Sleep experts believe that smartphones disrupt sleep in multiple ways. Anyone who has been sound asleep only to be awakened by a phone notification can relate to this. In addition to poorly timed notifications, screens emit a high amount of blue light, and, if used before bed without a blue light filter, they will suppress our normal production of melatonin and disrupt our circadian rhythms.

Smartphone addiction and the stimulating nature of content available on phones may also play a role. Users may be so engrossed in what they are doing that they are unable to turn off the device and go to sleep (bedtime procrastination).

Even if they do successfully shut the device off, their minds and emotions are often in a heightened state of arousal, a state in which sleep is nearly impossible. People who suffer from insomnia may find their smartphone a tempting way to pass the sleepless hours, making a difficult problem even worse. Though not proven, there is even some speculation that the radio frequency electromagnetic fields emitted by phones may also disrupt sleep patterns.

Whatever the mechanism, smartphone use around bedtime makes users more alert in the evening, have more difficulty falling asleep, reduces the amount of REM sleep, and makes users less alert in the morning. These effects seem to occur just by having a device in the bedroom, even when that device is not used. Predictably, academic and workplace performance suffers the next day. When this process is repeated regularly over months or years, the effects become far more widespread, ranging from metabolic, immune, and mental health disorders.

The night is a unique time when the distractions of the day are darkened, and we are left alone with our thoughts. Our minds are processing information they have taken in during the day, whether we are awake or asleep. While often overlooked, these are crucial periods in our walk with Christ, and scripture gives us guidance on how to approach them. Deuteronomy 6:6-8 instructs, “These words, which I am commanding you today, shall be on your heart. You shall teach them diligently to your sons and shall talk of them when you sit in your house and when you walk by the way and when you lie down and when you rise up.”

When I lie down at night is a perfect opportunity to consider God’s Word in my heart. Remember, what I think about before bed is more likely to stick in my memory. Or, if I have gotten a good night sleep, I may be most fresh and alert to consider His Word when I rise up first thing in the morning. If I can’t sleep, Psalms 119:148 models an appropriate response. “My eyes anticipate the night watches, that I may mediate on Your word.” After a busy day, my mind is looking for an easy distraction, but sometimes I am best served by quiet time alone with God and His Word. I then have the opportunity to experience the blessing of Psalms 16:7: “I will bless the Lord who has counseled me; indeed, my mind instructs me in the night.”

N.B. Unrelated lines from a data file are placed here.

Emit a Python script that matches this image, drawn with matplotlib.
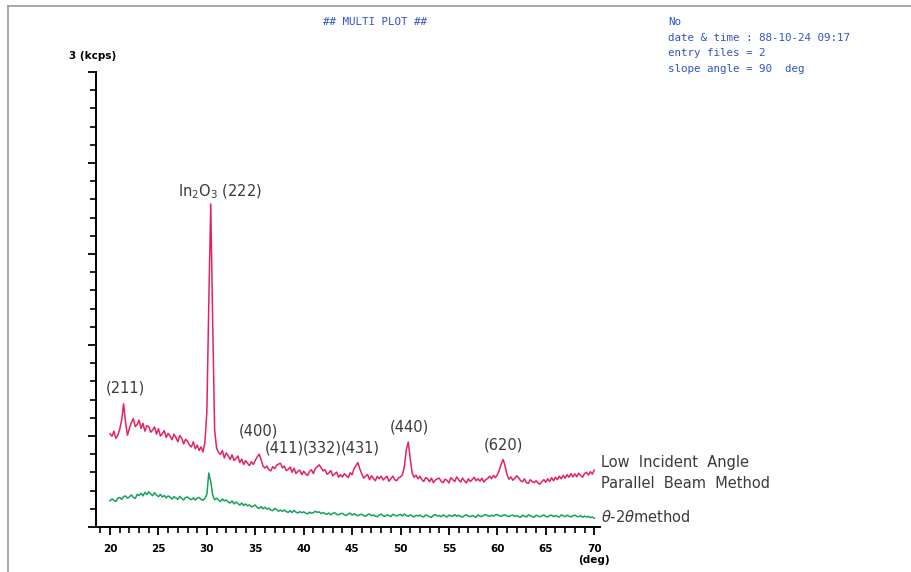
import matplotlib.pyplot as plt
from matplotlib.lines import Line2D
from matplotlib.ticker import MultipleLocator
import numpy as np

# 2-theta sampling grid (deg), 0.2 deg step
two_theta = np.round(np.arange(20.0, 70.0001, 0.2), 1)

# Low incident angle parallel beam method (cps)
lia_cps = [
    615, 598, 632, 585, 604, 645, 705, 812, 690, 605,   # 20.0 - 21.8
    650, 688, 715, 662, 676, 705, 650, 684, 632, 668,   # 22.0 - 23.8
    662, 625, 640, 660, 612, 648, 600, 615, 636, 590,   # 24.0 - 25.8
    618, 600, 575, 612, 590, 562, 603, 585, 548, 578,   # 26.0 - 27.8
    566, 540, 528, 562, 515, 540, 505, 528, 495, 560,   # 28.0 - 29.8
    760, 1480, 2130, 1350, 640, 520, 492, 478, 505, 455,  # 30.0 - 31.8
    488, 470, 445, 476, 438, 452, 468, 425, 448, 412,   # 32.0 - 33.8
    438, 420, 405, 430, 412, 440, 462, 480, 445, 402,   # 34.0 - 35.8
    388, 402, 378, 370, 398, 385, 405, 415, 420, 390,   # 36.0 - 37.8
    402, 372, 380, 395, 360, 388, 352, 368, 375, 345,   # 38.0 - 39.8
    368, 350, 340, 366, 378, 352, 385, 398, 410, 390,   # 40.0 - 41.8
    370, 378, 348, 356, 372, 338, 350, 362, 328, 345,   # 42.0 - 43.8
    330, 352, 338, 325, 358, 345, 385, 405, 425, 382,   # 44.0 - 45.8
    350, 322, 335, 346, 312, 338, 320, 305, 334, 318,   # 46.0 - 47.8
    335, 310, 322, 335, 302, 318, 336, 312, 305, 325,   # 48.0 - 49.8
    330, 345, 400, 510, 560, 450, 355, 328, 342, 318,   # 50.0 - 51.8
    335, 312, 300, 326, 318, 298, 322, 292, 310, 318,   # 52.0 - 53.8
    322, 300, 292, 315, 308, 290, 325, 312, 300, 330,   # 54.0 - 55.8
    312, 296, 322, 305, 290, 318, 300, 312, 328, 305,   # 56.0 - 57.8
    318, 302, 322, 296, 312, 320, 335, 318, 340, 325,   # 58.0 - 59.8
    345, 375, 415, 445, 400, 345, 315, 330, 308, 322,   # 60.0 - 61.8
    338, 325, 305, 298, 318, 292, 288, 312, 300, 292,   # 62.0 - 63.8
    305, 290, 282, 300, 312, 295, 318, 300, 325, 305,   # 64.0 - 65.8
    328, 312, 335, 318, 340, 322, 345, 328, 352, 330,   # 66.0 - 67.8
    350, 332, 355, 340, 328, 352, 360, 342, 365, 348,   # 68.0 - 69.8
    375,                                                # 70.0
]

# conventional theta-2theta method (cps)
t2t_cps = [
    172, 185, 176, 168, 190, 195, 182, 200, 205, 190,   # 20.0 - 21.8
    198, 212, 195, 188, 215, 208, 222, 205, 228, 214,   # 22.0 - 23.8
    232, 218, 206, 226, 210, 200, 215, 198, 208, 192,   # 24.0 - 25.8
    205, 196, 184, 200, 192, 182, 202, 188, 178, 195,   # 26.0 - 27.8
    198, 186, 180, 192, 178, 190, 195, 182, 176, 190,   # 28.0 - 29.8
    215, 356, 300, 210, 180, 190, 178, 168, 185, 172,   # 30.0 - 31.8
    178, 165, 158, 172, 152, 165, 155, 145, 158, 142,   # 32.0 - 33.8
    152, 140, 146, 132, 138, 145, 128, 122, 135, 120,   # 34.0 - 35.8
    130, 118, 124, 112, 108, 122, 115, 104, 112, 102,   # 36.0 - 37.8
    112, 102, 96, 108, 95, 110, 98, 92, 102, 94,        # 38.0 - 39.8
    100, 92, 86, 98, 90, 95, 104, 96, 100, 88,          # 40.0 - 41.8
    96, 88, 84, 92, 80, 90, 94, 84, 80, 88,             # 42.0 - 43.8
    90, 80, 76, 86, 92, 78, 88, 80, 74, 82,             # 44.0 - 45.8
    84, 76, 70, 82, 86, 74, 80, 72, 68, 78,             # 46.0 - 47.8
    85, 74, 70, 80, 76, 68, 84, 78, 72, 80,             # 48.0 - 49.8
    82, 72, 86, 76, 70, 80, 74, 66, 78, 72,             # 50.0 - 51.8
    78, 70, 66, 80, 74, 68, 64, 78, 82, 72,             # 52.0 - 53.8
    76, 68, 80, 72, 66, 78, 74, 70, 82, 70,             # 54.0 - 55.8
    78, 70, 66, 75, 80, 72, 68, 76, 70, 64,             # 56.0 - 57.8
    80, 72, 68, 78, 82, 74, 70, 78, 72, 80,             # 58.0 - 59.8
    82, 74, 70, 78, 80, 72, 68, 76, 78, 70,             # 60.0 - 61.8
    76, 68, 65, 78, 72, 66, 80, 74, 70, 64,             # 62.0 - 63.8
    78, 72, 68, 74, 80, 70, 66, 76, 78, 68,             # 64.0 - 65.8
    75, 70, 66, 80, 74, 68, 78, 72, 66, 74,             # 66.0 - 67.8
    78, 70, 68, 75, 64, 72, 66, 70, 62, 66,             # 68.0 - 69.8
    58,                                                 # 70.0
]

# reflection labels: text, 2theta position, label baseline height (cps)
peak_labels = ['(211)', '(400)', '(411)', '(332)', '(431)', '(440)', '(620)']
peak_pos = [21.6, 35.3, 38.0, 41.9, 45.8, 50.9, 60.6]
peak_label_y = [865, 585, 470, 470, 470, 610, 490]

W, H = 911, 572
fig = plt.figure(figsize=(W / 100, H / 100), dpi=100)
fig.patch.set_facecolor('white')

def fx(px):
    return px / W

def fy(py):
    return 1 - py / H

ax = fig.add_axes([fx(96), fy(527), (600 - 96) / W, (527 - 72) / H])

red = '#e3245c'
green = '#17a05e'
ax.plot(two_theta, lia_cps, color=red, lw=1.1)
ax.plot(two_theta, t2t_cps, color=green, lw=1.1)

ax.set_xlim(18.55, 70.6)
ax.set_ylim(0, 3000)
ax.xaxis.set_major_locator(MultipleLocator(5))
ax.xaxis.set_minor_locator(MultipleLocator(1))
ax.yaxis.set_major_locator(MultipleLocator(600))
ax.yaxis.set_minor_locator(MultipleLocator(120))
ax.tick_params(axis='both', which='major', direction='out', length=6, width=1.3, color='black')
ax.tick_params(axis='both', which='minor', direction='out', length=4, width=1.2, color='black')
ax.tick_params(axis='x', pad=6, labelsize=7.5)
ax.tick_params(axis='y', labelleft=False)
for lbl in ax.get_xticklabels():
    lbl.set_fontweight('bold')
for side in ['top', 'right']:
    ax.spines[side].set_visible(False)
for side in ['left', 'bottom']:
    ax.spines[side].set_linewidth(1.4)
ax.patch.set_alpha(0)

# reflection labels
for txt, xp, yp in zip(peak_labels, peak_pos, peak_label_y):
    ax.text(xp, yp, txt, ha='center', va='bottom', fontsize=10.5, color='#3a3a3a')
ax.text(31.4, 2150, r'In$_2$O$_3$ (222)', ha='center', va='bottom', fontsize=10.5, color='#3a3a3a')

# series names at right end of the traces
fig.text(fx(601), fy(462), 'Low  Incident  Angle', fontsize=10.5, color='#3a3a3a', va='center')
fig.text(fx(601), fy(484), 'Parallel  Beam  Method', fontsize=10.5, color='#3a3a3a', va='center')
fig.text(fx(601), fy(517), r'$\theta$-2$\theta$method', fontsize=10.5, color='#3a3a3a', va='center')

# axis captions
fig.text(fx(93), fy(56), '3 (kcps)', fontsize=7.5, fontweight='bold', ha='center', va='center')
fig.text(fx(594), fy(560), '(deg)', fontsize=7.5, fontweight='bold', ha='center', va='center')

# header block
blue = '#2f55c8'
mono = dict(family='DejaVu Sans Mono', fontsize=7.8, color=blue, va='center')
fig.text(fx(323), fy(22), '## MULTI PLOT ##', **mono)
fig.text(fx(668), fy(22), 'No', **mono)
fig.text(fx(668), fy(38), 'date & time : 88-10-24 09:17', **mono)
fig.text(fx(668), fy(53), 'entry files = 2', **mono)
fig.text(fx(668), fy(69), 'slope angle = 90  deg', **mono)

# page frame
fig.add_artist(Line2D([fx(8), 1], [fy(6), fy(6)], color='#9a9a9a', lw=1.2))
fig.add_artist(Line2D([fx(8), fx(8)], [fy(6), 0], color='#9a9a9a', lw=1.2))

fig.savefig('out.png', dpi=100, facecolor='white')
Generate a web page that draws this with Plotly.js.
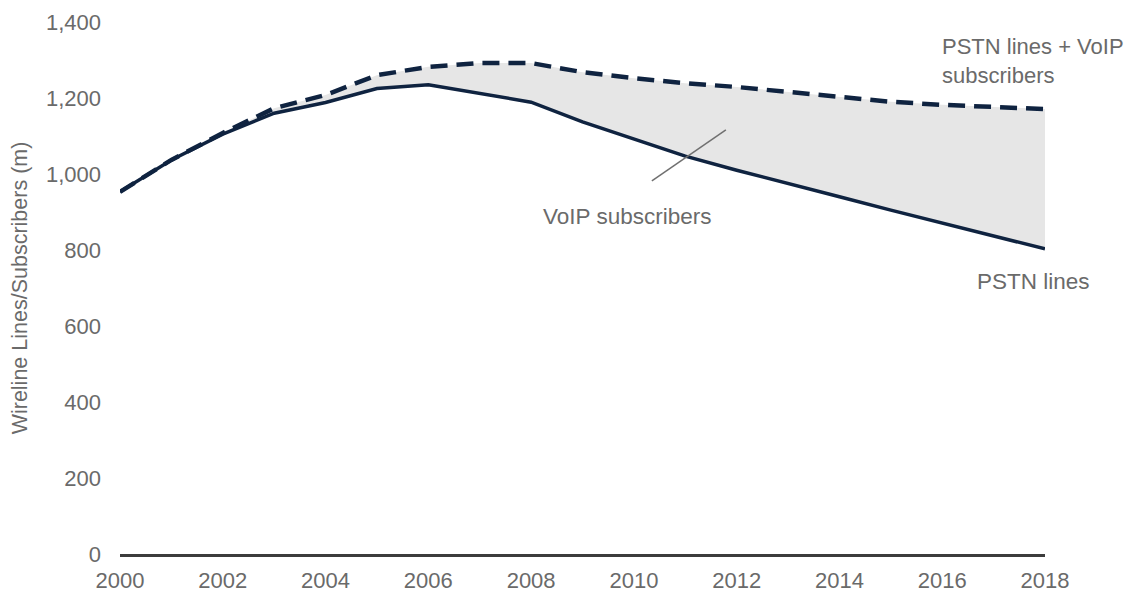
<!DOCTYPE html>
<html><head><meta charset="utf-8">
<script src="https://cdn.plot.ly/plotly-3.0.1.min.js"></script>
<style>html,body{margin:0;padding:0;background:#fff}#chart{width:1136px;height:594px}</style>
</head><body><div id="chart"></div>
<script>
const years = [2000,2001,2002,2003,2004,2005,2006,2007,2008,2009,2010,2011,2012,2013,2014,2015,2016,2017,2018];
const pstnLines = [953,1037,1105,1160,1188,1225,1235,1212,1189,1137,1092,1047,1010,974,940,905,871,835,803];
const pstnPlusVoip = [953,1037,1108,1173,1208,1260,1282,1292,1292,1268,1252,1239,1229,1216,1203,1190,1182,1176,1171];
const yTicks = [0,200,400,600,800,1000,1200,1400];
const xTicks = [2000,2002,2004,2006,2008,2010,2012,2014,2016,2018];

const navy = '#0f2340';
const grey = '#6a6a6a';
const font = 'Liberation Sans, Arial, sans-serif';

const traces = [
  {x: years, y: pstnLines, mode: 'lines', line: {width: 0, color: navy}, hoverinfo: 'skip', showlegend: false},
  {x: years, y: pstnPlusVoip, mode: 'lines', fill: 'tonexty', fillcolor: '#e6e6e6', line: {width: 0, color: navy}, hoverinfo: 'skip', showlegend: false},
  {x: years, y: pstnLines, mode: 'lines', name: 'PSTN lines', line: {width: 3.5, color: navy}, showlegend: false},
  {x: years, y: pstnPlusVoip, mode: 'lines', name: 'PSTN lines + VoIP subscribers', line: {width: 4.5, color: navy, dash: '17px,9px'}, showlegend: false}
];

const layout = {
  width: 1136, height: 594,
  margin: {l: 120, r: 91, t: 22, b: 40},
  paper_bgcolor: '#fff', plot_bgcolor: '#fff',
  font: {family: font, color: grey, size: 22},
  xaxis: {
    range: [2000, 2018], tickvals: xTicks, ticktext: xTicks.map(String),
    showgrid: false, zeroline: false, showline: true, linecolor: '#3c3c3c', linewidth: 3,
    ticks: '', ticklabelstandoff: 5, tickfont: {size: 22, color: grey}
  },
  yaxis: {
    range: [0, 1400], tickvals: yTicks, ticktext: yTicks.map(v => v.toLocaleString('en-US')),
    showgrid: false, zeroline: false, showline: false, ticks: '', ticklabelstandoff: 18,
    tickfont: {size: 22, color: grey},
    title: {text: 'Wireline Lines/Subscribers (m)', font: {size: 21.5, color: grey}, standoff: 12}
  },
  shapes: [
    {type: 'line', xref: 'x', yref: 'y', x0: 2010.35, y0: 982, x1: 2011.79, y1: 1116, line: {color: '#707070', width: 1.5}}
  ],
  annotations: [
    {x: 2009.87, y: 889, xref: 'x', yref: 'y', text: 'VoIP subscribers', showarrow: false, font: {size: 22.5, color: grey}, xanchor: 'center', yanchor: 'middle'},
    {x: 2015.96, y: 1297, xref: 'x', yref: 'y', text: 'PSTN lines + VoIP<br>subscribers', showarrow: false, align: 'left', font: {size: 22, color: grey}, xanchor: 'left', yanchor: 'middle'},
    {x: 2016.64, y: 718, xref: 'x', yref: 'y', text: 'PSTN lines', showarrow: false, font: {size: 22.5, color: grey}, xanchor: 'left', yanchor: 'middle'}
  ]
};
Plotly.newPlot('chart', traces, layout, {staticPlot: true, displayModeBar: false});
</script></body></html>
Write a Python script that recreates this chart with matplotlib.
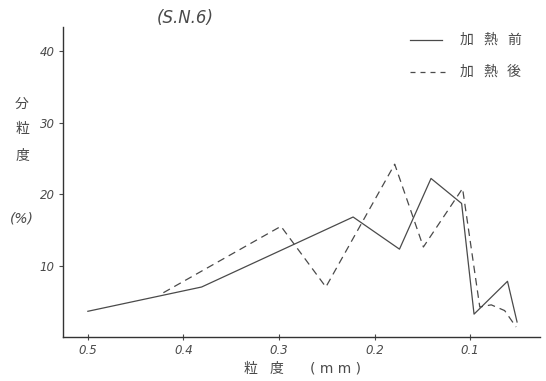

This mirrors the findings of neuroscience that sleep is a time when new insights and perspectives may be gained. I know of no New Testament commandments regarding sleep hygiene, but time alone with God and His Word is an essential part of our walk with Christ. In this sense, sleep is simply a means to gain true rest: the rest of unbroken fellowship with God. “Therefore let us be diligent to enter that rest, so that no one will fall through following the same example of disobedience. For the word of God is living and active…” (Hebrews 4:11-12a). We spend roughly a third of our lives sleeping, and we do well to give careful thought to what degree we are willing to allow smartphones to impinge on that time.